In the absence of government support, business owners can implement policies to try to recruit and retain pregnant and parenting workers, Mahoney says. Among them: Offer paid family and sick leave, expand health care coverage and travel assistance to employees who need to access abortions out of state, and allow remote work to make it easier for people to manage families or avoid moving to states with abortion bans. Data suggests such policies are popular: A recent survey of 10,000 adults conducted by IWPR, Morning Consult, and the Center for Reproductive Rights found that the majority of employed adults believe companies should speak out in favor of reproductive rights, and nearly half say they would be more likely to apply for or accept a job if an employer provided reproductive health care benefits. Rodgers has also written about how facilitating employees’ access to abortion and fertility care, such as in vitro fertilization, saves money for employers, in part by reducing turnover due to parents leaving the workforce.
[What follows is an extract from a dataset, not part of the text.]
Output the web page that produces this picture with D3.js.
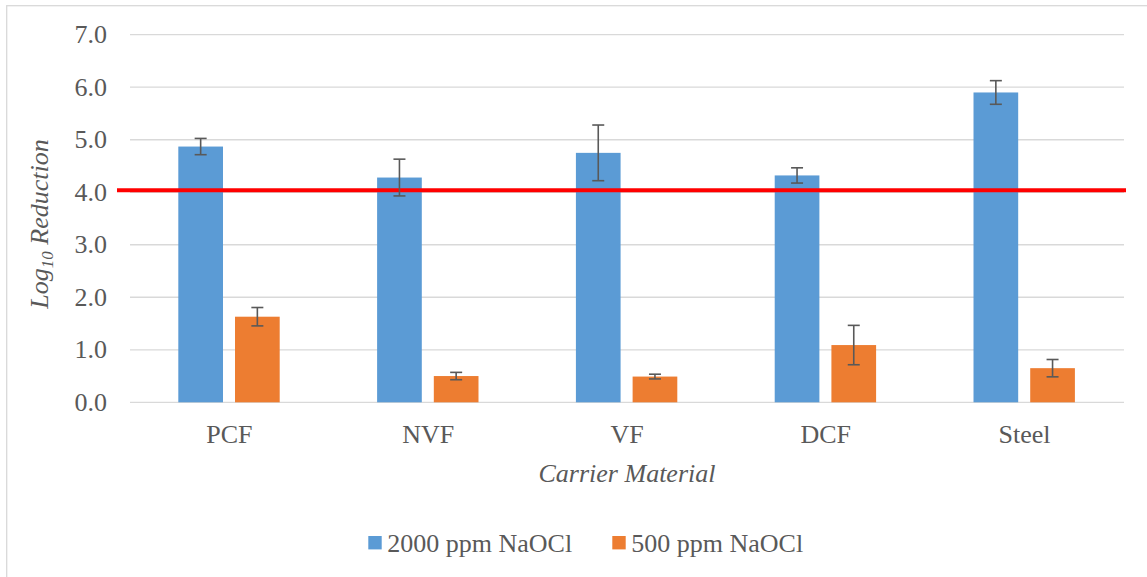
<!DOCTYPE html>
<html>
<head>
<meta charset="utf-8">
<script src="https://cdn.jsdelivr.net/npm/d3@7"></script>
<style>
  html, body { margin: 0; padding: 0; background: #fff; }
  svg { display: block; }
  text { font-family: "Liberation Serif", "Times New Roman", serif; fill: #595959; }
</style>
</head>
<body>
<svg id="chart" width="1147" height="577"></svg>
<script>
const categories = ["PCF", "NVF", "VF", "DCF", "Steel"];
const seriesNames = ["2000 ppm NaOCl", "500 ppm NaOCl"];
const values2000 = [4.87, 4.28, 4.75, 4.32, 5.90];
const errors2000 = [0.155, 0.35, 0.53, 0.145, 0.225];
const values500 = [1.63, 0.50, 0.49, 1.09, 0.65];
const errors500 = [0.175, 0.07, 0.045, 0.375, 0.165];
const yTicks = [0, 1, 2, 3, 4, 5, 6, 7];
const thresholdValue = [4.04];
const colors = ["#5b9bd5", "#ed7d31"];

const svg = d3.select("#chart");

// outer chart border (only top & left visible)
svg.append("rect")
  .attr("x", 6.7).attr("y", 5.7)
  .attr("width", 1160).attr("height", 600)
  .attr("fill", "none").attr("stroke", "#d9d9d9").attr("stroke-width", 1.3);

const x0 = d3.scaleBand().domain(categories).range([130, 1124]).padding(0);
const bw = x0.bandwidth();
const x1 = d3.scaleBand().domain(seriesNames)
  .range([bw * 0.243, bw * 0.753]).paddingInner(0.212).paddingOuter(0);
const y = d3.scaleLinear().domain([0, 7]).range([402.3, 34.7]);

// gridlines
svg.append("g").selectAll("line").data(yTicks).join("line")
  .attr("x1", 130).attr("x2", 1124)
  .attr("y1", d => y(d)).attr("y2", d => y(d))
  .attr("stroke", "#d9d9d9").attr("stroke-width", 1.3);

// y tick labels
svg.append("g").selectAll("text").data(yTicks).join("text")
  .attr("x", 107).attr("y", d => y(d) + 8.6)
  .attr("text-anchor", "end")
  .style("font-size", "26px")
  .text(d => d.toFixed(1));

// data table
const data = [];
categories.forEach((c, i) => {
  data.push({ cat: c, s: seriesNames[0], v: values2000[i], e: errors2000[i], col: colors[0] });
  data.push({ cat: c, s: seriesNames[1], v: values500[i], e: errors500[i], col: colors[1] });
});

// bars
svg.append("g").selectAll("rect").data(data).join("rect")
  .attr("x", d => x0(d.cat) + x1(d.s))
  .attr("width", x1.bandwidth())
  .attr("y", d => y(d.v))
  .attr("height", d => y(0) - y(d.v))
  .attr("fill", d => d.col);

// threshold line
svg.append("g").selectAll("line").data(thresholdValue).join("line")
  .attr("x1", 117).attr("x2", 1126)
  .attr("y1", d => y(d)).attr("y2", d => y(d))
  .attr("stroke", "#ff0000").attr("stroke-width", 4);

// error bars
const eg = svg.append("g").attr("stroke", "#595959").attr("stroke-width", 1.6);
data.forEach(d => {
  const cx = x0(d.cat) + x1(d.s) + x1.bandwidth() / 2;
  const yt = y(d.v + d.e), yb = y(d.v - d.e);
  eg.append("line").attr("x1", cx).attr("x2", cx).attr("y1", yt).attr("y2", yb);
  eg.append("line").attr("x1", cx - 6).attr("x2", cx + 6).attr("y1", yt).attr("y2", yt);
  eg.append("line").attr("x1", cx - 6).attr("x2", cx + 6).attr("y1", yb).attr("y2", yb);
});

// x labels
svg.append("g").selectAll("text").data(categories).join("text")
  .attr("x", d => x0(d) + bw / 2).attr("y", 443.3)
  .attr("text-anchor", "middle")
  .style("font-size", "26px")
  .text(d => d);

// x title
svg.append("text")
  .attr("x", 627).attr("y", 481.7)
  .attr("text-anchor", "middle")
  .style("font-size", "26px").style("font-style", "italic")
  .text("Carrier Material");

// y title
const yt = svg.append("text")
  .attr("transform", "translate(48,224) rotate(-90)")
  .attr("text-anchor", "middle")
  .style("font-size", "26px").style("font-style", "italic");
yt.append("tspan").text("Log");
yt.append("tspan").attr("dy", "0.3em").style("font-size", "17px").text("10");
yt.append("tspan").attr("dy", "-0.2em").text(" Reduction");

// legend
const legX = [368.3, 612.3];
const lg = svg.append("g").selectAll("g").data(seriesNames).join("g");
lg.append("rect")
  .attr("x", (d, i) => legX[i]).attr("y", 536)
  .attr("width", 13.4).attr("height", 13.4)
  .attr("fill", (d, i) => colors[i]);
lg.append("text")
  .attr("x", (d, i) => legX[i] + 19).attr("y", 551.7)
  .style("font-size", "26px")
  .text(d => d);
</script>
</body>
</html>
Unlike papers published in academic journals, the IWPR analysis is not peer-reviewed, a process that involves independent researchers’ extensive analysis of a paper’s methodology and findings. The authors of the IWPR paper relied upon assessments from the Guttmacher Institute, a research and policy organization that supports abortion rights, of the severity of state-level abortion policies as of last December. From there, IWPR researchers analyzed women’s labor force participation in those states and then estimated how labor force participation among women of reproductive age might differ without the abortion restrictions in place, using a methodology they previously developed. Then, they calculated the estimated impacts of women’s labor force losses on their earnings to estimate overall state and national economic losses due to abortion restrictions.
For anti-abortion Republicans who claim to be fiscally conservative, the new figures from IWPR may come as a shock. (Mother Jones shared a summary of the IWPR findings with spokespeople for the White House, the Department of Health and Human Services, House Speaker Mike Johnson (R-La.), Senate Majority Leader John Thune (R-S.D.), and Sen. Josh Hawley (R-Mo.), who has urged Kennedy to restrict access to abortion pills. None responded to our requests for comment.)
For Mahoney, that’s IWPR’s goal: to help GOP lawmakers see abortion restrictions as the economic catastrophe that they are. “Conceptualizing things in terms of dollars,” she says, “may have some meaning to them.”